Goldwater has witnessed the pressures of the digital economy firsthand. He held an executive position in the music industry at the time of Napster. While Napster sank the music biz, Goldwater contends that digital distribution will save the comics industry. Goldwater has had years to learn the lessons of record labels, and can now begin to apply them to comics.
But the question framing Archie’s success may well be questions of the attention economy. Is Archie weighted down by its thousands of IPs, or is it liberated by these intellectual properties. It’s time to see Sabrina again, on the big screen this time. Katy Keene should have as much appeal as Katy Perry. Sonic and Mega-Man need to reclaim their transmedia status as simultaneously played-out cartoon shows and videogames. Will we see Archie explode in the popular culture again?
Surprisingly the most hopeful of the new companies comes at our darkest hour. Radical was established during the 2007-2008 financial crisis by Barry Levine and Jesse Berger.

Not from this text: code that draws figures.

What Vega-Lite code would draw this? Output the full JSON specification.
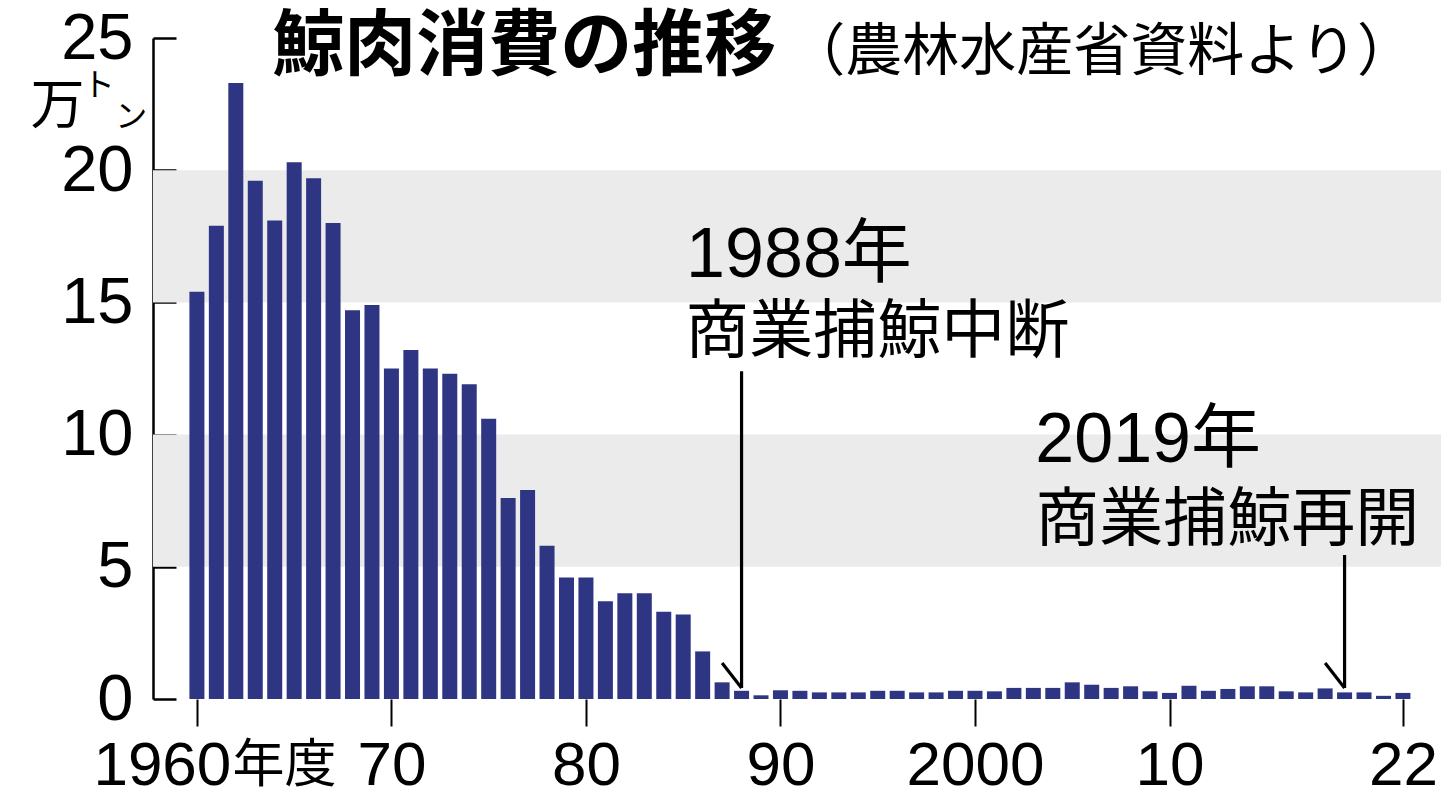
{
  "$schema": "https://vega.github.io/schema/vega-lite/v6.json",
  "width": 1288,
  "height": 661,
  "autosize": {"type": "none"},
  "padding": {"left": 153, "top": 38, "right": 10, "bottom": 98},
  "background": "white",
  "config": {"view": {"stroke": null}},
  "datasets": {
    "whale": [
      {"year": 1960, "v": 15.4}, {"year": 1961, "v": 17.9}, {"year": 1962, "v": 23.3}, {"year": 1963, "v": 19.6},
      {"year": 1964, "v": 18.1}, {"year": 1965, "v": 20.3}, {"year": 1966, "v": 19.7}, {"year": 1967, "v": 18.0},
      {"year": 1968, "v": 14.7}, {"year": 1969, "v": 14.9}, {"year": 1970, "v": 12.5}, {"year": 1971, "v": 13.2},
      {"year": 1972, "v": 12.5}, {"year": 1973, "v": 12.3}, {"year": 1974, "v": 11.9}, {"year": 1975, "v": 10.6},
      {"year": 1976, "v": 7.6}, {"year": 1977, "v": 7.9}, {"year": 1978, "v": 5.8}, {"year": 1979, "v": 4.6},
      {"year": 1980, "v": 4.6}, {"year": 1981, "v": 3.7}, {"year": 1982, "v": 4.0}, {"year": 1983, "v": 4.0},
      {"year": 1984, "v": 3.3}, {"year": 1985, "v": 3.2}, {"year": 1986, "v": 1.8}, {"year": 1987, "v": 0.63},
      {"year": 1988, "v": 0.31}, {"year": 1989, "v": 0.14}, {"year": 1990, "v": 0.33}, {"year": 1991, "v": 0.31},
      {"year": 1992, "v": 0.25}, {"year": 1993, "v": 0.25}, {"year": 1994, "v": 0.25}, {"year": 1995, "v": 0.31},
      {"year": 1996, "v": 0.31}, {"year": 1997, "v": 0.25}, {"year": 1998, "v": 0.25}, {"year": 1999, "v": 0.31},
      {"year": 2000, "v": 0.31}, {"year": 2001, "v": 0.29}, {"year": 2002, "v": 0.42}, {"year": 2003, "v": 0.42},
      {"year": 2004, "v": 0.42}, {"year": 2005, "v": 0.63}, {"year": 2006, "v": 0.54}, {"year": 2007, "v": 0.42},
      {"year": 2008, "v": 0.48}, {"year": 2009, "v": 0.29}, {"year": 2010, "v": 0.23}, {"year": 2011, "v": 0.5},
      {"year": 2012, "v": 0.31}, {"year": 2013, "v": 0.38}, {"year": 2014, "v": 0.48}, {"year": 2015, "v": 0.48},
      {"year": 2016, "v": 0.29}, {"year": 2017, "v": 0.25}, {"year": 2018, "v": 0.4}, {"year": 2019, "v": 0.25},
      {"year": 2020, "v": 0.25}, {"year": 2021, "v": 0.12}, {"year": 2022, "v": 0.23}
    ]
  },
  "layer": [
    {
      "data": {"values": [{"lo": 5, "hi": 10}, {"lo": 15, "hi": 20}]},
      "mark": {"type": "rect", "color": "#ebebeb"},
      "encoding": {
        "y": {
          "field": "lo", "type": "quantitative",
          "scale": {"domain": [0, 25], "nice": false},
          "axis": {
            "values": [0, 5, 10, 15, 20, 25], "grid": false, "title": null,
            "domain": true, "domainColor": "black", "domainWidth": 2.5,
            "ticks": true, "tickSize": -23, "tickWidth": 2.5, "tickColor": "black",
            "labelFont": "Liberation Sans", "labelFontSize": 65, "labelColor": "black",
            "labelPadding": 43, "labelBaseline": "middle", "labelLimit": 0
          }
        },
        "y2": {"field": "hi"}
      }
    },
    {
      "data": {"name": "whale"},
      "mark": {"type": "bar", "size": 15, "color": "#2e3583"},
      "encoding": {
        "x": {
          "field": "year", "type": "quantitative",
          "scale": {"domain": [1958, 2023.7], "nice": false, "zero": false},
          "axis": {
            "values": [1960, 1970, 1980, 1990, 2000, 2010, 2022],
            "labelExpr": "datum.value == 1960 ? '1960' : datum.value == 2000 ? '2000' : format(datum.value % 100, '02d')",
            "domain": false, "grid": false, "title": null,
            "ticks": true, "tickSize": 27, "tickWidth": 2, "tickColor": "black",
            "labelFont": "Liberation Sans", "labelFontSize": 62, "labelColor": "black",
            "labelPadding": 58, "labelBaseline": "alphabetic", "labelFlush": false, "labelOverlap": false, "labelLimit": 0,
            "labelAlign": {"condition": {"test": "datum.value == 1960", "value": "left"}, "value": "center"},
            "labelOffset": {"condition": {"test": "datum.value == 1960", "value": -104}, "value": 0}
          }
        },
        "y": {"field": "v", "type": "quantitative"}
      }
    },
    {
      "data": {"values": [
        {"x": 1988, "y": 12.4, "x2": 1988, "y2": 0.42},
        {"x": 1987.0, "y": 1.36, "x2": 1988, "y2": 0.42},
        {"x": 2019, "y": 5.45, "x2": 2019, "y2": 0.42},
        {"x": 2018.0, "y": 1.36, "x2": 2019, "y2": 0.42}
      ]},
      "mark": {"type": "rule", "color": "black", "strokeWidth": 3.2},
      "encoding": {
        "x": {"field": "x", "type": "quantitative"},
        "y": {"field": "y", "type": "quantitative"},
        "x2": {"field": "x2"},
        "y2": {"field": "y2"}
      }
    },
    {
      "data": {"values": [{"x": 1961.83, "y": -3.15, "t": "年度"}]},
      "mark": {"type": "text", "align": "left", "baseline": "alphabetic", "font": "Noto Sans CJK JP", "fontSize": 52, "color": "black"},
      "encoding": {"x": {"field": "x", "type": "quantitative"}, "y": {"field": "y", "type": "quantitative"}, "text": {"field": "t"}}
    },
    {
      "data": {"values": [{"x": 1963.87, "y": 24.66, "t": "鯨肉消費の推移"}]},
      "mark": {"type": "text", "align": "left", "baseline": "middle", "font": "Noto Sans CJK JP", "fontSize": 72, "fontWeight": "bold", "color": "black"},
      "encoding": {"x": {"field": "x", "type": "quantitative"}, "y": {"field": "y", "type": "quantitative"}, "text": {"field": "t"}}
    },
    {
      "data": {"values": [{"x": 1990.4, "y": 24.45, "t": "（農林水産省資料より）"}]},
      "mark": {"type": "text", "align": "left", "baseline": "middle", "font": "Noto Sans CJK JP", "fontSize": 57, "color": "black"},
      "encoding": {"x": {"field": "x", "type": "quantitative"}, "y": {"field": "y", "type": "quantitative"}, "text": {"field": "t"}}
    },
    {
      "data": {"values": [{"x": 1985.15, "y": 15.95, "t": "1988年"}, {"x": 2003.1, "y": 8.95, "t": "2019年"}]},
      "mark": {"type": "text", "align": "left", "baseline": "alphabetic", "font": "Liberation Sans, Noto Sans CJK JP", "fontSize": 70, "color": "black"},
      "encoding": {"x": {"field": "x", "type": "quantitative"}, "y": {"field": "y", "type": "quantitative"}, "text": {"field": "t"}}
    },
    {
      "data": {"values": [{"x": 1985.1, "y": 13.12, "t": "商業捕鯨中断"}, {"x": 2003.1, "y": 6.01, "t": "商業捕鯨再開"}]},
      "mark": {"type": "text", "align": "left", "baseline": "alphabetic", "font": "Noto Sans CJK JP", "fontSize": 64, "color": "black"},
      "encoding": {"x": {"field": "x", "type": "quantitative"}, "y": {"field": "y", "type": "quantitative"}, "text": {"field": "t"}}
    },
    {
      "data": {"values": [{"x": 1951.45, "y": 21.75, "t": "万"}]},
      "mark": {"type": "text", "align": "left", "baseline": "alphabetic", "font": "Noto Sans CJK JP", "fontSize": 54, "color": "black"},
      "encoding": {"x": {"field": "x", "type": "quantitative"}, "y": {"field": "y", "type": "quantitative"}, "text": {"field": "t"}}
    },
    {
      "data": {"values": [{"x": 1954.95, "y": 23.2, "t": "ト"}, {"x": 1956.62, "y": 22.03, "t": "ン"}]},
      "mark": {"type": "text", "align": "center", "baseline": "middle", "font": "Noto Sans CJK JP", "fontSize": 32, "color": "black"},
      "encoding": {"x": {"field": "x", "type": "quantitative"}, "y": {"field": "y", "type": "quantitative"}, "text": {"field": "t"}}
    }
  ]
}
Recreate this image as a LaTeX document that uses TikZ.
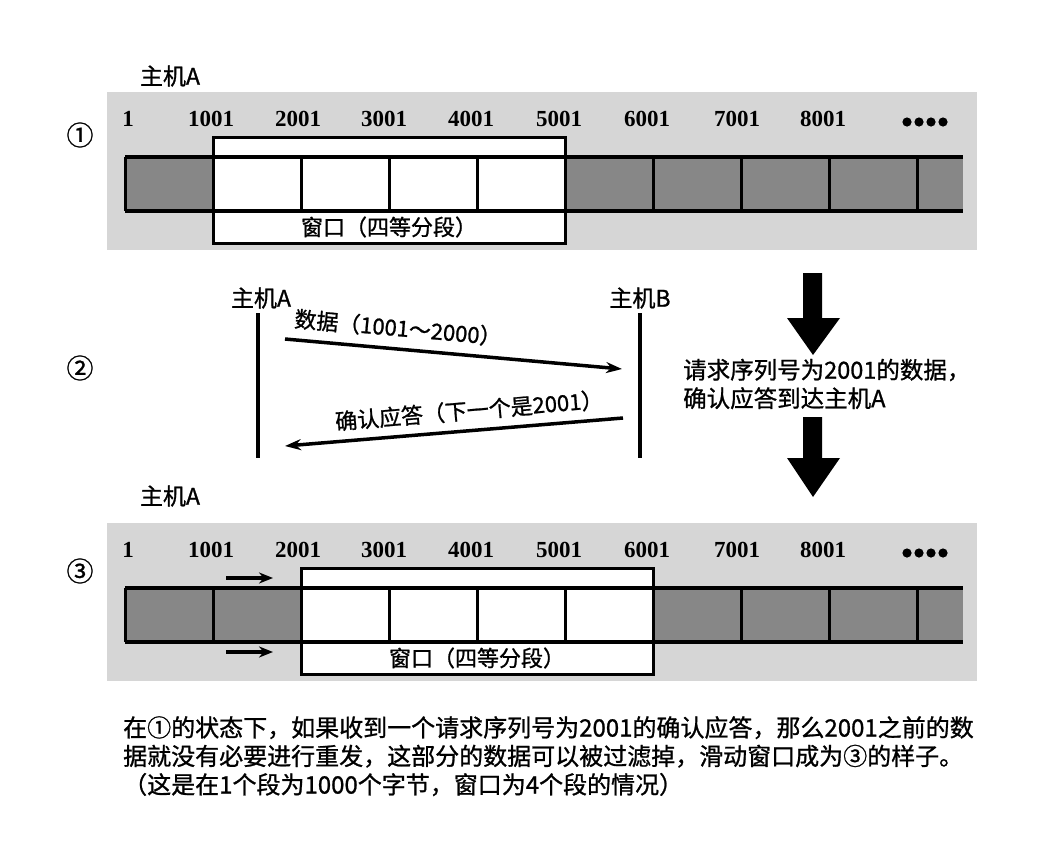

In conversation Levine demonstrates that kind of indomitable will that Warren Buffet alludes to when he says “do you want to be fearful when others are fearful?”. Before they had offices, they met with investors at a Coffee Bean. “So much that they must have thought we owned shares in the place”, Levine jokes. But it’s not just simply Levine’s unapologetic defense of creators that drives Radical, it’s that Radical is arguably the first fully transmedia company.
Rather than conceive of projects as segregate ventures in different fields of the entertainment industry (it’s a comicbook that might be a movie at some point), Radical is geared towards transmedia. Projects are simultaneously developed as comics, movies videogames. Creators become creators in the truest of senses.
Radical’s project certainly seems to be succeeding. Not only have they lured major comics names like David Hine, Peter Milligan, David Lapham, Joshua Dysart, but they’ve secured deals with A-list stars like Tom Cruise, Hilary Swank and Sam Worthington. Radical’s advantage is twofold. Not only is it not weighted down by 20th century organizational principles, but it also embraces the social media-driven aspect of the 21st century. Very convincingly, Levine and Berger have built something that reflects what entertainment is at its fullest.
Disney’s “decision” will by be analyzed at length in the media. Or maybe it won’t. Maybe it will slip away unnoticed in a media-cycle that will undoubtedly be dominated by Steve Jobs stepping down as Apple CEO. But any pronouncements on Disney’s motivations for the move may lack the punch of a fuller picture. The real story of course is context, and how context shapes “decision-making”.